* Instruction
Write out the listing, please, but only from its first line through the line containing "const xDomainMax = Number(years[years.length", exactly as given and without pictures.

* Data section
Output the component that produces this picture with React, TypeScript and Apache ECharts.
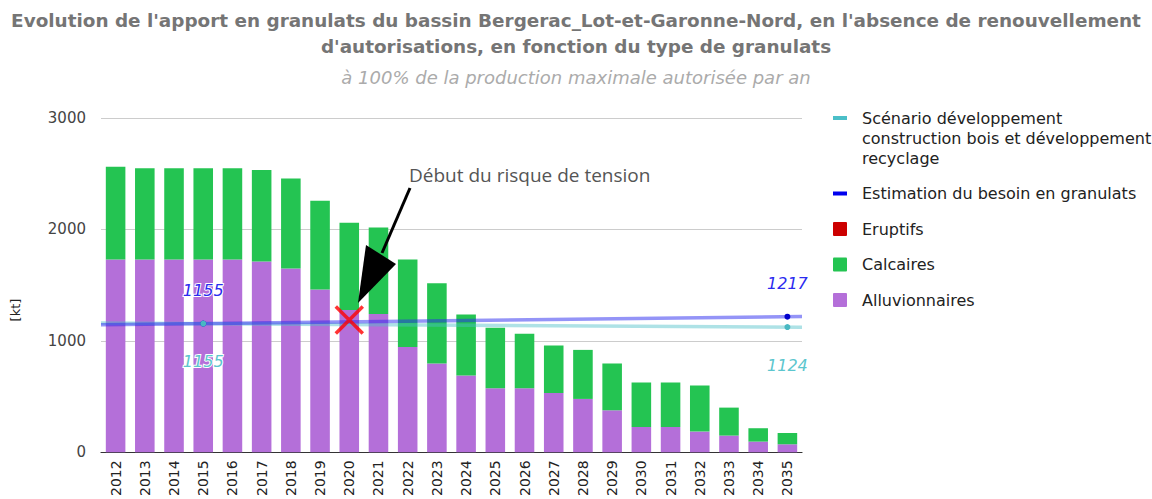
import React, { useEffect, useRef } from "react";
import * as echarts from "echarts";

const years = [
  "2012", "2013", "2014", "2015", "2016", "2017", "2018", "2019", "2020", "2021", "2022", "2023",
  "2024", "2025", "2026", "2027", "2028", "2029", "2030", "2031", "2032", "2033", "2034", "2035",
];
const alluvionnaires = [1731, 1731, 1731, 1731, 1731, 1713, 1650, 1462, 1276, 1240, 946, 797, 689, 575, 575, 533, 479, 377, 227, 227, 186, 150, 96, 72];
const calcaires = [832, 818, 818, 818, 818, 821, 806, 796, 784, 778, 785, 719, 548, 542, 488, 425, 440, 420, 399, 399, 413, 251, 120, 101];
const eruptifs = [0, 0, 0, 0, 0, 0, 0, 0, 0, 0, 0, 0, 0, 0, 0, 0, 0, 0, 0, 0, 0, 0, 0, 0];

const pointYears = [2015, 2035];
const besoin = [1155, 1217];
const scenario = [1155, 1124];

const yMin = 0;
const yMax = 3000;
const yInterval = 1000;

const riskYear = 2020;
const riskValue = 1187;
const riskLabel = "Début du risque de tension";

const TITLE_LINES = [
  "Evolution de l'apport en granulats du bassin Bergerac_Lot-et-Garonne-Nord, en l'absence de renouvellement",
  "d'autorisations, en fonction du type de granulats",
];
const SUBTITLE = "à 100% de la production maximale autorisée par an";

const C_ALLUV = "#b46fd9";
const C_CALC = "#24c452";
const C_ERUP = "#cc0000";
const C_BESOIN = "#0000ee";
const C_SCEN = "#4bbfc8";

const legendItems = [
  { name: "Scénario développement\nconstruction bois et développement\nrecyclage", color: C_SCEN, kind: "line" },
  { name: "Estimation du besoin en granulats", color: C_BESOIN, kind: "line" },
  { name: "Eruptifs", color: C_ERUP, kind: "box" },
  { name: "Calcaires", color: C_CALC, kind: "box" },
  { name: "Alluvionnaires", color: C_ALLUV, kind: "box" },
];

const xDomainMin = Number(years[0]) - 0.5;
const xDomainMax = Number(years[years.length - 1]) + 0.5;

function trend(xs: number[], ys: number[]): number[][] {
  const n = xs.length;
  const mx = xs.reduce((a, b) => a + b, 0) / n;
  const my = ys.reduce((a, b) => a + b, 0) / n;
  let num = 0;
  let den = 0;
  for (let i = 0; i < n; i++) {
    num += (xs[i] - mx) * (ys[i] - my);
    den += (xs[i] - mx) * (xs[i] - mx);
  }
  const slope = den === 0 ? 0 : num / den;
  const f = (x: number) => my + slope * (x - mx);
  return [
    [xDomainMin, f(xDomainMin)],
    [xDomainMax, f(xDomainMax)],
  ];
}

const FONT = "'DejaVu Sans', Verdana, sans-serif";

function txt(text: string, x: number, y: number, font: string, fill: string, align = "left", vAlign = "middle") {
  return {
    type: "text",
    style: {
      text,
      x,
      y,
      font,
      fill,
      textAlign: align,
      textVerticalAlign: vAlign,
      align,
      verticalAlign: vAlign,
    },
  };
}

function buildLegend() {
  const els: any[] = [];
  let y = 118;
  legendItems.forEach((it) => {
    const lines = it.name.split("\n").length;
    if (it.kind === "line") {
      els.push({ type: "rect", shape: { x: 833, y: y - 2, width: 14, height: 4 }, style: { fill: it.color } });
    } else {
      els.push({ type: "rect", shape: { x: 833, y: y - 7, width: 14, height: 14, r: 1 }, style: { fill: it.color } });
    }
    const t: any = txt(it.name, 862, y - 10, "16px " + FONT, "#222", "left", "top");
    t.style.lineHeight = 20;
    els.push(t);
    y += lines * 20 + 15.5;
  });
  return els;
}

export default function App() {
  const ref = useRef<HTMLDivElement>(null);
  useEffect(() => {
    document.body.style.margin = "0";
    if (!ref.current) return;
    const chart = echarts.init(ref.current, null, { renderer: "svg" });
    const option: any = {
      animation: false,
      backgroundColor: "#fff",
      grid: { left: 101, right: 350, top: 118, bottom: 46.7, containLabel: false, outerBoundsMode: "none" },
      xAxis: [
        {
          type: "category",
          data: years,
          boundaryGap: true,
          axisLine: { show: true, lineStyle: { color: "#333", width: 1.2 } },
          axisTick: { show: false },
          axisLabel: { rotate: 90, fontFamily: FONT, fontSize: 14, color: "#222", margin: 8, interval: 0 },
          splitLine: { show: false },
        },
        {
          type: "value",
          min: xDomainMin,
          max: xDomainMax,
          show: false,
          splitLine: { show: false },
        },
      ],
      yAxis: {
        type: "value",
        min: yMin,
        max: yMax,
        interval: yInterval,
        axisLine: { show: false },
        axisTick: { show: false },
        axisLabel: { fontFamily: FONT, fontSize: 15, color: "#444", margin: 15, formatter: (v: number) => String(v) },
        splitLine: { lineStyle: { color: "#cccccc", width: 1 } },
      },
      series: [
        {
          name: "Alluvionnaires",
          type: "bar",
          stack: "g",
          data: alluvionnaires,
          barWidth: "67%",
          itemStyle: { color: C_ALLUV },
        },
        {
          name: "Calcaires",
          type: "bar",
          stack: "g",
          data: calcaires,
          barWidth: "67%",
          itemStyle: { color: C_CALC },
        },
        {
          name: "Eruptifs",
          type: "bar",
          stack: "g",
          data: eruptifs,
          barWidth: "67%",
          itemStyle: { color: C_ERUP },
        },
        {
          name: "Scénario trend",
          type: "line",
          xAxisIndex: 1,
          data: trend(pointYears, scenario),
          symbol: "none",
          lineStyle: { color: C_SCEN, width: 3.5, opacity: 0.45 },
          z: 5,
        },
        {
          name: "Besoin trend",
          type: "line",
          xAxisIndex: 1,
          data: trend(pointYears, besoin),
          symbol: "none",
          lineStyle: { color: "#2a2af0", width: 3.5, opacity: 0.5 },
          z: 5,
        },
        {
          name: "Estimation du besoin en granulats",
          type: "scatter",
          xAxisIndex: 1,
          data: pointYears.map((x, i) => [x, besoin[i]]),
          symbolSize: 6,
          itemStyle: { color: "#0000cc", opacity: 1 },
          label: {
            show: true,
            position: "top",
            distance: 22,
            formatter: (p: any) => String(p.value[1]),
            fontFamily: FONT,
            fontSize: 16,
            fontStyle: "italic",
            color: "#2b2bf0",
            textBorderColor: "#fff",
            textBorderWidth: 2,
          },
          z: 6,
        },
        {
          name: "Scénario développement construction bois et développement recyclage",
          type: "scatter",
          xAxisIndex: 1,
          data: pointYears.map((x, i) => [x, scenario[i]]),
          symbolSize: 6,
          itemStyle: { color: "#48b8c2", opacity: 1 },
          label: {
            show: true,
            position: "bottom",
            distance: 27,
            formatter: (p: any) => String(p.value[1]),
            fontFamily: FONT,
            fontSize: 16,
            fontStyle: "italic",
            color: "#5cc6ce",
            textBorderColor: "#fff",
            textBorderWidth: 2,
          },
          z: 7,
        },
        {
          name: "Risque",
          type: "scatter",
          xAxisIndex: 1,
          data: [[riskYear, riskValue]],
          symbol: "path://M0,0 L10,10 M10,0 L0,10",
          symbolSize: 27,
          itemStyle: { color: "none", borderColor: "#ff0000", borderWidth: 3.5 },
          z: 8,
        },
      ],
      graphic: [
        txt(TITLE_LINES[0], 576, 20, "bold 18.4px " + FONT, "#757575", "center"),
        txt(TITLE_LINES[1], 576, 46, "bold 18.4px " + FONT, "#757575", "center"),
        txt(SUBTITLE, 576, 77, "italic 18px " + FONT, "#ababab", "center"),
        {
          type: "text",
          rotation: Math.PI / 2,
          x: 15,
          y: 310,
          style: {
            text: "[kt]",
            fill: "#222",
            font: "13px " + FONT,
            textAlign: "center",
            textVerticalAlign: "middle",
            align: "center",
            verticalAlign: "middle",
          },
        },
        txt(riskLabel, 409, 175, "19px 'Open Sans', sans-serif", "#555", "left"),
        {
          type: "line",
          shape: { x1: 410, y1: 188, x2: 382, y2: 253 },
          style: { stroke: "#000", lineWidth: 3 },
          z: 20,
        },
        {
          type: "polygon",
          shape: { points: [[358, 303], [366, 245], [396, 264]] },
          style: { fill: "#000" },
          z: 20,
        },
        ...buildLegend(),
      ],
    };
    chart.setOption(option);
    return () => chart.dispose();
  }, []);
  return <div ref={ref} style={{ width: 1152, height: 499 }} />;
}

* Task response
Output the component that produces this picture with React, TypeScript and Apache ECharts.
import React, { useEffect, useRef } from "react";
import * as echarts from "echarts";

const years = [
  "2012", "2013", "2014", "2015", "2016", "2017", "2018", "2019", "2020", "2021", "2022", "2023",
  "2024", "2025", "2026", "2027", "2028", "2029", "2030", "2031", "2032", "2033", "2034", "2035",
];
const alluvionnaires = [1731, 1731, 1731, 1731, 1731, 1713, 1650, 1462, 1276, 1240, 946, 797, 689, 575, 575, 533, 479, 377, 227, 227, 186, 150, 96, 72];
const calcaires = [832, 818, 818, 818, 818, 821, 806, 796, 784, 778, 785, 719, 548, 542, 488, 425, 440, 420, 399, 399, 413, 251, 120, 101];
const eruptifs = [0, 0, 0, 0, 0, 0, 0, 0, 0, 0, 0, 0, 0, 0, 0, 0, 0, 0, 0, 0, 0, 0, 0, 0];

const pointYears = [2015, 2035];
const besoin = [1155, 1217];
const scenario = [1155, 1124];

const yMin = 0;
const yMax = 3000;
const yInterval = 1000;

const riskYear = 2020;
const riskValue = 1187;
const riskLabel = "Début du risque de tension";

const TITLE_LINES = [
  "Evolution de l'apport en granulats du bassin Bergerac_Lot-et-Garonne-Nord, en l'absence de renouvellement",
  "d'autorisations, en fonction du type de granulats",
];
const SUBTITLE = "à 100% de la production maximale autorisée par an";

const C_ALLUV = "#b46fd9";
const C_CALC = "#24c452";
const C_ERUP = "#cc0000";
const C_BESOIN = "#0000ee";
const C_SCEN = "#4bbfc8";

const legendItems = [
  { name: "Scénario développement\nconstruction bois et développement\nrecyclage", color: C_SCEN, kind: "line" },
  { name: "Estimation du besoin en granulats", color: C_BESOIN, kind: "line" },
  { name: "Eruptifs", color: C_ERUP, kind: "box" },
  { name: "Calcaires", color: C_CALC, kind: "box" },
  { name: "Alluvionnaires", color: C_ALLUV, kind: "box" },
];

const xDomainMin = Number(years[0]) - 0.5;
const xDomainMax = Number(years[years.length - 1]) + 0.5;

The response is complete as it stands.